I frequently receive the question, “should I use blockchain for [fill in the use-case]?” In many cases, the answer is no. Below is a reference to five reasons blockchain may NOT make sense for your business and a simple framework for understanding when blockchain does make sense. I’ve included a definition of blockchain from IBM below for those who are new to the space.*
The value of disintermediation should exceed the costs of maintaining the network’s integrity. Here are five reasons why the costs of using blockchain may exceed the benefits1:
- Redundancy- having every network member (node) record every transaction is costly. If removing intermediaries isn’t necessary, central record keeping could be vastly more efficient.
- Scaling- a distributed network where all nodes record all transactions will have its common transaction ledger grow exponentially faster than network members. The burden for maintaining this ledger may be impractically large and result in centralization.
- Regulation- blockchains exist orthogonally to the law and can’t be easily overturned.
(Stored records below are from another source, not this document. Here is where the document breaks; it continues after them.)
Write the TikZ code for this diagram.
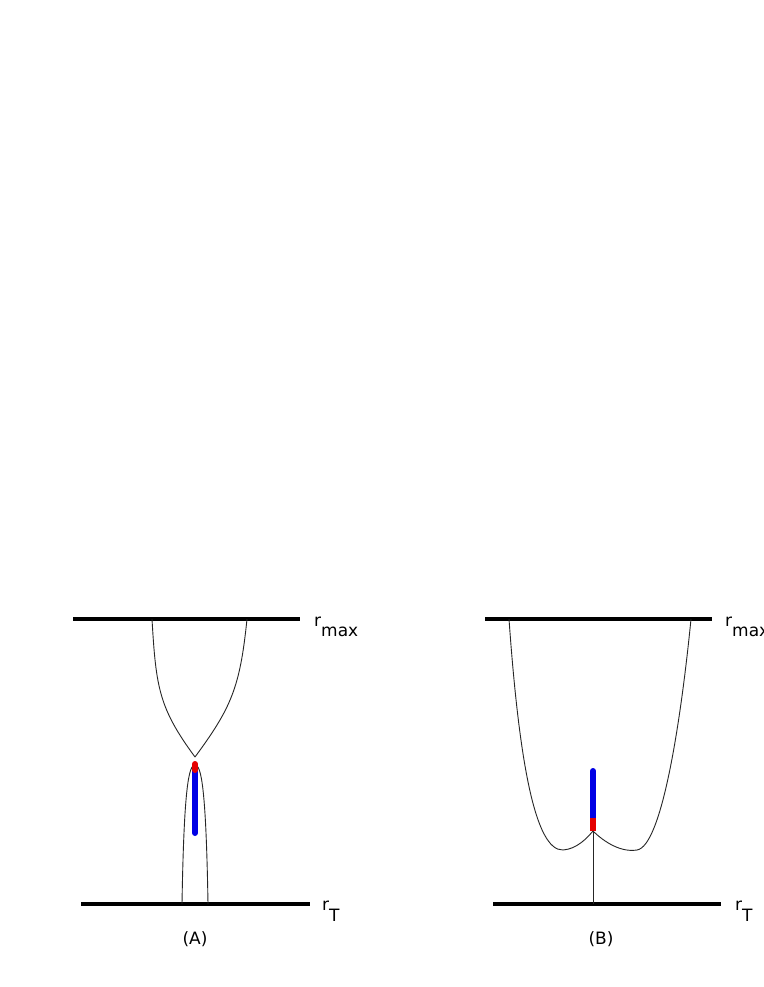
\documentclass[tikz,border=0pt]{standalone}
\usepackage{fontspec}
\setmainfont{DejaVu Sans}
\tikzset{
  level/.style={line width=3.5pt},
  pot/.style={line width=0.9pt, black!85},
  bluebar/.style={line width=6pt, blue!90!black, line cap=round},
  redbar/.style={line width=6pt, red!90!black},
  lbl/.style={inner sep=0pt, font=\fontsize{17}{17}\selectfont},
}
\begin{document}
\begin{tikzpicture}[x=1pt,y=-1pt]
\useasboundingbox (0,0) rectangle (763,987);
\fill[white] (0,0) rectangle (763,987);
% ---- Panel A ----
\coordinate (A1) at (73,619);  \coordinate (A2) at (300,619);
\coordinate (A3) at (81,904);  \coordinate (A4) at (310,904);
\draw[level] (A1) -- (A2);
\draw[level] (A3) -- (A4);
\node[lbl, anchor=west] (rmaxA) at (314,627) {r\raisebox{-10pt}{max}};
\node[lbl, anchor=west] (rTA) at (322,911) {r\raisebox{-11pt}{T}};
\node[lbl] (labA) at (195,939) {(A)};
\coordinate (Atip) at (195,757);
\draw[pot] (152,619) .. controls (156,688) and (159,708) .. (Atip);
\draw[pot] (247,619) .. controls (240,688) and (231,708) .. (Atip);
\draw[pot] (182,904) .. controls (184,785) and (189,765) .. (195,765)
              .. controls (201,765) and (206,785) .. (208,904);
\coordinate (Ab1) at (195,770); \coordinate (Ab2) at (195,833);
\draw[bluebar] (Ab1) -- (Ab2);
\draw[redbar, line cap=round] (195,764) -- (Ab1);
% ---- Panel B ----
\coordinate (B1) at (485,619);  \coordinate (B2) at (712,619);
\coordinate (B3) at (493,904);  \coordinate (B4) at (721,904);
\draw[level] (B1) -- (B2);
\draw[level] (B3) -- (B4);
\node[lbl, anchor=west] (rmaxB) at (725,627) {r\raisebox{-10pt}{max}};
\node[lbl, anchor=west] (rTB) at (735,911) {r\raisebox{-11pt}{T}};
\node[lbl] (labB) at (601,939) {(B)};
\coordinate (Bcusp) at (593,831);
\draw[pot] (509,619) .. controls (519,760) and (535,851) .. (563,850)
              .. controls (577,849) and (587,838) .. (Bcusp)
              .. controls (600,838) and (618,853) .. (637,850)
              .. controls (662,846) and (681,720) .. (691,619);
\draw[pot] (Bcusp) -- (593,904);
\coordinate (Bb1) at (593,818); \coordinate (Bb2) at (593,771);
\draw[bluebar] (Bb1) -- (Bb2);
\draw[redbar] (Bb1) -- (Bcusp);
\end{tikzpicture}
\end{document}
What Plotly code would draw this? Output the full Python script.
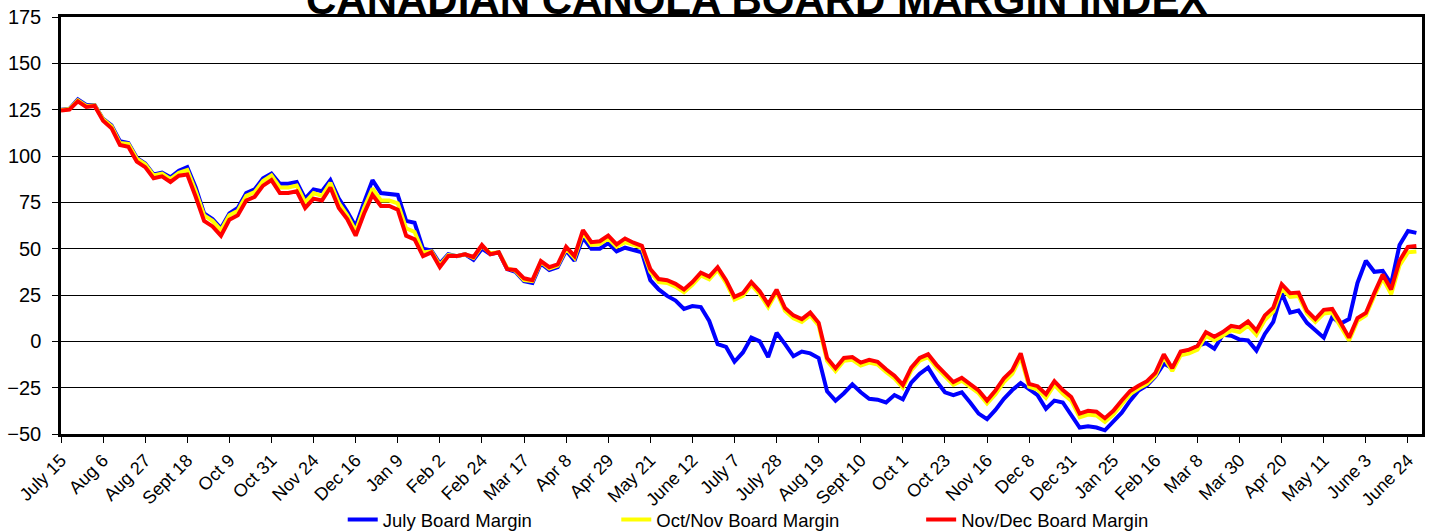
import plotly.graph_objects as go

# Tick labels (every 15 trading days)
tick_labels = ["July 15", "Aug 6", "Aug 27", "Sept 18", "Oct 9", "Oct 31", "Nov 24", "Dec 16",
               "Jan 9", "Feb 2", "Feb 24", "Mar 17", "Apr 8", "Apr 29", "May 21", "June 12",
               "July 7", "July 28", "Aug 19", "Sept 10", "Oct 1", "Oct 23", "Nov 16", "Dec 8",
               "Dec 31", "Jan 25", "Feb 16", "Mar 8", "Mar 30", "Apr 20", "May 11", "June 3", "June 24"]
tick_days = [15 * j for j in range(len(tick_labels))]

# Series values sampled every 3 trading days
july_margin = [125, 125.5, 130.5, 127.5, 127.5, 120, 116.5, 108, 107, 99,
               96, 90, 91, 88.5, 92, 94, 83, 69, 66, 61,
               69, 72, 80, 82, 88, 90.5, 85, 85, 86, 77,
               82, 81, 87, 77, 70, 62, 75, 87, 80, 79.5,
               79, 65, 64, 50, 49, 42, 47, 46, 47, 44,
               50, 47, 48, 39, 37.5, 32.5, 31.5, 42, 38.5, 40,
               49, 43.5, 56, 50, 50, 53, 48.5, 50.5, 49.5, 48,
               33, 28, 24.5, 22, 17.5, 19, 18.5, 11, -1.5, -3,
               -11, -6, 2, 0, -8.5, 4.6, -1.5, -8, -5.5, -6.5,
               -9, -27, -32, -28, -23.2, -27.5, -31, -31.5, -33, -29,
               -31.3, -22.3, -17.5, -14.2, -21.5, -27.5, -29, -27.5, -33, -39,
               -42, -37, -31, -26.3, -22.5, -25.5, -29, -36.4, -32, -33,
               -40, -46.5, -45.8, -46.5, -48, -43.5, -38.5, -32, -26.5, -23.8,
               -19, -12, -14.5, -6.5, -5, -2.5, -1, -4, 3.5, 3,
               1, 0.5, -5, 4, 10.5, 26, 15.5, 16.6, 10, 6,
               2, 13, 9.6, 12, 31.5, 43.5, 37.5, 38, 31, 52,
               59.5, 58.5]

octnov_margin = [124.8, 125.3, 130, 127, 127.3, 119.8, 116, 107, 106.5, 98.5,
                 95.5, 89.5, 90.5, 87.5, 91, 92.5, 81, 68, 65, 60,
                 68, 70.5, 78.5, 80.5, 86.5, 89.5, 83, 83, 84, 75,
                 80, 78.5, 85.5, 74.5, 68, 59.5, 72, 82.5, 76, 76,
                 74.5, 61, 59, 48, 48.5, 41, 46.5, 46, 47, 45,
                 51.5, 47.5, 48, 39.5, 38, 33, 32.5, 42.8, 39.3, 40.8,
                 50, 45, 58.5, 52, 52.5, 55.5, 51, 53.5, 52, 50.5,
                 37.5, 32, 31.5, 29.5, 26.5, 30.5, 35.5, 33.5, 38.5, 31.5,
                 22.5, 24.5, 30.5, 25.5, 18.5, 26.5, 16.5, 12.5, 10.5, 14,
                 8.5, -10.5, -16, -10.5, -10, -13, -11.5, -12.5, -16.5, -20,
                 -25, -15.7, -10.5, -8.5, -14.2, -18.5, -23.5, -21.2, -24.3, -28,
                 -33.5, -28.5, -22, -17.5, -8.5, -24.5, -26, -30.5, -23.5, -28.3,
                 -32, -41, -39.5, -40, -43.5, -39.5, -33.9, -28.5, -25.5, -23,
                 -18.5, -8.5, -16, -7.5, -6.5, -4.5, 3, 0.5, 3, 6,
                 5, 8.5, 3.5, 11.5, 16, 28.5, 24, 24.5, 15, 10.5,
                 15, 15.5, 8, 0.5, 11, 14, 24.5, 34, 25.5, 41,
                 48, 48.5]

novdec_margin = [124.6, 125, 129.5, 126.5, 127, 119, 115, 106, 105, 97,
                 94, 88, 89, 86, 89.4, 90, 78, 65, 62, 57,
                 65.6, 68, 76, 78, 84, 87, 80, 80, 81, 72,
                 77, 76, 83, 72, 66, 57, 69, 79, 73, 73,
                 71, 57, 55, 46, 48, 40, 46, 46, 47, 45.5,
                 52, 47, 48, 39, 38.5, 34, 33, 43.3, 40, 41.5,
                 51, 46, 60, 53.5, 54, 57, 52.3, 55.5, 53.2, 51.5,
                 39, 33.6, 33, 31, 28, 32, 37, 35, 40, 33,
                 24, 26, 32, 27, 20, 27.9, 18, 14, 12, 15.5,
                 10, -9, -14.5, -9, -8.5, -11.5, -10, -11, -15.1, -18.5,
                 -23.5, -14.2, -9, -7, -12.7, -17, -22, -19.7, -22.8, -26.5,
                 -32, -26.5, -20, -15.5, -6.5, -23, -24.2, -28.5, -21.5, -26.3,
                 -30, -39, -37.5, -38, -41.5, -37.5, -31.9, -26.8, -24, -21.5,
                 -17, -7, -14.5, -5.5, -4.5, -2.5, 5, 2.5, 5, 8.3,
                 7.5, 10.8, 5.8, 14, 18.2, 30.8, 26, 26.3, 16.5, 12,
                 17, 17.5, 10, 2, 12.5, 15.3, 26, 36, 28, 43.5,
                 51, 51.5]

sample_step = 3
trading_day = [sample_step * k for k in range(len(novdec_margin))]

series = [
    ("July Board Margin", july_margin, "#0000FF", "legend", 0.207),
    ("Oct/Nov Board Margin", octnov_margin, "#FFFF00", "legend2", 0.408),
    ("Nov/Dec Board Margin", novdec_margin, "#FF0000", "legend3", 0.632),
]

font_family = "Liberation Sans, Arial, sans-serif"

fig = go.Figure()
for name, vals, color, leg, _ in series:
    fig.add_trace(go.Scatter(x=trading_day, y=vals, mode="lines", name=name,
                             line=dict(color=color, width=4), legend=leg))

legend_common = dict(orientation="h", yanchor="middle", y=-0.206, xanchor="left",
                     font=dict(family=font_family, size=18.5, color="black"),
                     bgcolor="rgba(0,0,0,0)")
layout_legends = {}
for name, vals, color, leg, xpos in series:
    layout_legends[leg] = dict(legend_common, x=xpos)

fig.update_layout(
    width=1429, height=531,
    margin=dict(l=61, r=7, t=17, b=97, autoexpand=False),
    paper_bgcolor="white", plot_bgcolor="white",
    font=dict(family=font_family, color="black"),
    showlegend=True,
    **layout_legends,
)

fig.update_xaxes(
    range=[0, 485], tickmode="array", tickvals=tick_days, ticktext=tick_labels,
    tickangle=-45, ticks="outside", ticklen=6, tickcolor="black",
    tickfont=dict(family=font_family, size=18, color="black"),
    showgrid=False, zeroline=False,
    showline=True, linecolor="black", linewidth=2.5, mirror=True,
)
fig.update_yaxes(
    range=[-50, 175], tickmode="linear", tick0=-50, dtick=25,
    ticks="outside", ticklen=6, tickcolor="black",
    tickfont=dict(family=font_family, size=20, color="black"),
    showgrid=True, gridcolor="black", gridwidth=1, zeroline=False,
    showline=True, linecolor="black", linewidth=2.5, mirror=True,
    ticklabelstandoff=7,
)

fig.add_annotation(
    text="<b>CANADIAN CANOLA BOARD MARGIN INDEX</b>",
    xref="paper", yref="paper", x=0.511, y=0.981, xanchor="center", yanchor="bottom",
    showarrow=False, font=dict(family=font_family, size=42, color="black"),
)

fig.write_html("out.html",
               config={"displayModeBar": False},
               post_script="document.body.style.margin='0px';document.body.style.overflow='hidden';")
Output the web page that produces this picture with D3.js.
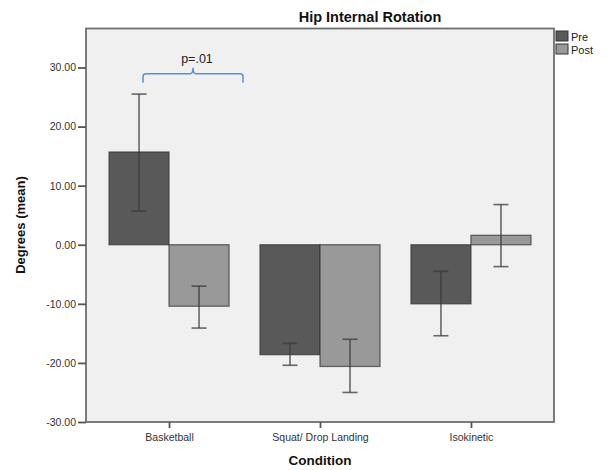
<!DOCTYPE html>
<html>
<head>
<meta charset="utf-8">
<script src="https://cdnjs.cloudflare.com/ajax/libs/d3/7.8.5/d3.min.js"></script>
<style>
  body { margin: 0; background: #fff; }
  text { font-family: Arial, "Liberation Sans", sans-serif; }
</style>
</head>
<body>
<div class="root"></div>
<script>
var conditions = ['Basketball', 'Squat/ Drop Landing', 'Isokinetic'];
var groups = ['Pre', 'Post'];
var preMean = [15.7, -18.6, -10.0];
var postMean = [-10.4, -20.6, 1.6];
var preLow = [5.7, -20.4, -15.4];
var preHigh = [25.5, -16.7, -4.5];
var postLow = [-14.1, -25.0, -3.7];
var postHigh = [-7.0, -16.0, 6.8];
var yTicks = [-30, -20, -10, 0, 10, 20, 30];

var w = 608, h = 470;
var plotLeft = 86, plotRight = 554, plotTop = 28.5, plotBottom = 422;

var colors = { Pre: '#595959', Post: '#999999' };

var rows = [];
conditions.forEach(function(c, i) {
  rows.push({ cond: c, group: 'Pre', mean: preMean[i], lo: preLow[i], hi: preHigh[i] });
  rows.push({ cond: c, group: 'Post', mean: postMean[i], lo: postLow[i], hi: postHigh[i] });
});

var svg = d3.select('.root')
            .append('svg')
            .attr('width', w)
            .attr('height', h);

var y = d3.scaleLinear()
          .domain([-30, 36.6])
          .range([plotBottom, plotTop]);

var x = d3.scalePoint()
          .domain(conditions)
          .range([plotLeft, plotRight])
          .padding(0.55);

var x1 = d3.scaleBand()
           .domain(groups)
           .range([-60, 60]);

// plot background
svg.append('rect')
  .attr('x', plotLeft)
  .attr('y', plotTop)
  .attr('width', plotRight - plotLeft)
  .attr('height', plotBottom - plotTop)
  .attr('fill', '#f0f0f0');

// bars
svg.append('g')
  .selectAll('rect')
    .data(rows)
    .enter().append('rect')
      .attr('x', function(d) { return x(d.cond) + x1(d.group); })
      .attr('y', function(d) { return y(Math.max(0, d.mean)); })
      .attr('width', x1.bandwidth())
      .attr('height', function(d) { return Math.abs(y(d.mean) - y(0)); })
      .attr('fill', function(d) { return colors[d.group]; })
      .attr('stroke', '#333')
      .attr('stroke-opacity', 0.7)
      .attr('stroke-width', 1.3);

// error bars
var err = svg.append('g')
  .selectAll('g')
    .data(rows)
    .enter().append('g')
      .attr('stroke', '#3a3a3a')
      .attr('stroke-opacity', 0.75)
      .attr('stroke-width', 1.6);

err.append('line')
  .attr('x1', function(d) { return x(d.cond) + x1(d.group) + x1.bandwidth() / 2; })
  .attr('x2', function(d) { return x(d.cond) + x1(d.group) + x1.bandwidth() / 2; })
  .attr('y1', function(d) { return y(d.lo); })
  .attr('y2', function(d) { return y(d.hi); });

['lo', 'hi'].forEach(function(k) {
  err.append('line')
    .attr('x1', function(d) { return x(d.cond) + x1(d.group) + x1.bandwidth() / 2 - 7.5; })
    .attr('x2', function(d) { return x(d.cond) + x1(d.group) + x1.bandwidth() / 2 + 7.5; })
    .attr('y1', function(d) { return y(d[k]); })
    .attr('y2', function(d) { return y(d[k]); });
});

// frame
svg.append('rect')
  .attr('x', plotLeft)
  .attr('y', plotTop)
  .attr('width', plotRight - plotLeft)
  .attr('height', plotBottom - plotTop)
  .attr('fill', 'none')
  .attr('stroke', '#6e6e6e')
  .attr('stroke-width', 1.8);

// y axis (plain hyphen for negatives, as in the original)
var yAxis = svg.append('g')
  .attr('transform', 'translate(' + plotLeft + ',0)')
  .call(d3.axisLeft(y).tickValues(yTicks).tickSize(8).tickPadding(2)
          .tickFormat(function(d) { return d.toFixed(2); }));
yAxis.select('.domain').remove();
yAxis.selectAll('.tick line').attr('stroke', '#555').attr('stroke-width', 1.8);
yAxis.selectAll('.tick text')
  .attr('fill', '#333')
  .style('font-size', '10.5px')
  .style('font-family', 'Arial, "Liberation Sans", sans-serif');

// x axis
var xAxis = svg.append('g')
  .attr('transform', 'translate(0,' + plotBottom + ')')
  .call(d3.axisBottom(x).tickSize(6).tickPadding(6));
xAxis.select('.domain').remove();
xAxis.selectAll('.tick line').attr('stroke', '#555').attr('stroke-width', 1.8);
xAxis.selectAll('.tick text')
  .attr('fill', '#333')
  .style('font-size', '10.5px')
  .style('font-family', 'Arial, "Liberation Sans", sans-serif');

// titles
svg.append('text')
  .text('Hip Internal Rotation')
  .attr('x', 370)
  .attr('y', 22)
  .attr('text-anchor', 'middle')
  .style('font-size', '14.5px')
  .style('font-weight', 'bold')
  .attr('fill', '#111');

svg.append('text')
  .text('Condition')
  .attr('x', 320)
  .attr('y', 465)
  .attr('text-anchor', 'middle')
  .style('font-size', '13.5px')
  .style('font-weight', 'bold')
  .attr('fill', '#111');

svg.append('text')
  .text('Degrees (mean)')
  .attr('transform', 'translate(25,225) rotate(-90)')
  .attr('text-anchor', 'middle')
  .style('font-size', '13px')
  .style('font-weight', 'bold')
  .attr('fill', '#111');

// legend
var legend = svg.append('g')
  .selectAll('g')
    .data(groups)
    .enter().append('g')
      .attr('transform', function(d, i) { return 'translate(556,' + (31 + i * 13) + ')'; });

legend.append('rect')
  .attr('width', 12)
  .attr('height', 10)
  .attr('fill', function(d) { return colors[d]; })
  .attr('stroke', '#333')
  .attr('stroke-width', 1);

legend.append('text')
  .text(function(d) { return d; })
  .attr('x', 15)
  .attr('y', 9.5)
  .style('font-size', '11px')
  .attr('fill', '#222');

// significance bracket
var bx0 = x(conditions[0]) - 26, bx1 = x(conditions[0]) + 74, bm = (bx0 + bx1) / 2;
var by = 73.7;
svg.append('path')
  .attr('d', 'M' + bx0 + ',' + (by + 9) + ' L' + bx0 + ',' + (by + 3) +
             ' Q' + bx0 + ',' + by + ' ' + (bx0 + 3) + ',' + by +
             ' L' + (bm - 3) + ',' + by +
             ' Q' + bm + ',' + by + ' ' + bm + ',' + (by - 6) +
             ' Q' + bm + ',' + by + ' ' + (bm + 3) + ',' + by +
             ' L' + (bx1 - 3) + ',' + by +
             ' Q' + bx1 + ',' + by + ' ' + bx1 + ',' + (by + 3) +
             ' L' + bx1 + ',' + (by + 9))
  .attr('fill', 'none')
  .attr('stroke', '#5b8fd0')
  .attr('stroke-width', 1.5);

svg.append('text')
  .text('p=.01')
  .attr('x', 197)
  .attr('y', 63)
  .attr('text-anchor', 'middle')
  .style('font-size', '12.5px')
  .attr('fill', '#222');
</script>
</body>
</html>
In heavily regulated industries that require interpretation, blockchain could be difficult to effectively apply. It’s difficult to comply with all rules and often can’t be easily tailored to existing regulatory infrastructure.
- Irreversibility- in many cases, reversibility is desirable. The DAO hack resulting in a fork of Ethereum demonstrates the downside of irreversibility.
- Security- incentives must be properly aligned to ensure members of the network have a common stake in the longevity and integrity of the network.
To determine whether blockchain makes sense for your use case, ask yourself the following questions2:
1. Is a business network involved?
2. Is consensus used to validate transactions?
3. Do you need an audit trail?
4. Must the record of transactions be immutable or tamper proof?
5. Should dispute resolution be final?
A network must be involved for blockchain to be the right technology (question 1), whether it be between organizations or within an organization. If you answered yes to at least one other question above, blockchain could help your business save time and costs while reducing risks.
- Ammous, S. (2018). The Bitcoin Standard. Newark: John Wiley & Sons, Incorporated.
- IBM Developer. (2019). Blockchain Basics: Introduction to Distributed Ledgers. [online] Available at: https://developer.ibm.com/tutorials/cl-blockchain-basics-intro-bluemix-trs/ [Accessed 24 May 2019].
*Blockchain definition (IBM): “A blockchain is a tamper-evident, shared digital ledger that records transactions in a public or private peer-to-peer network. Distributed to all member nodes in the network, the ledger permanently records, in a sequential chain of cryptographic hash-linked blocks, the history of asset exchanges that take place between the peers in the network.”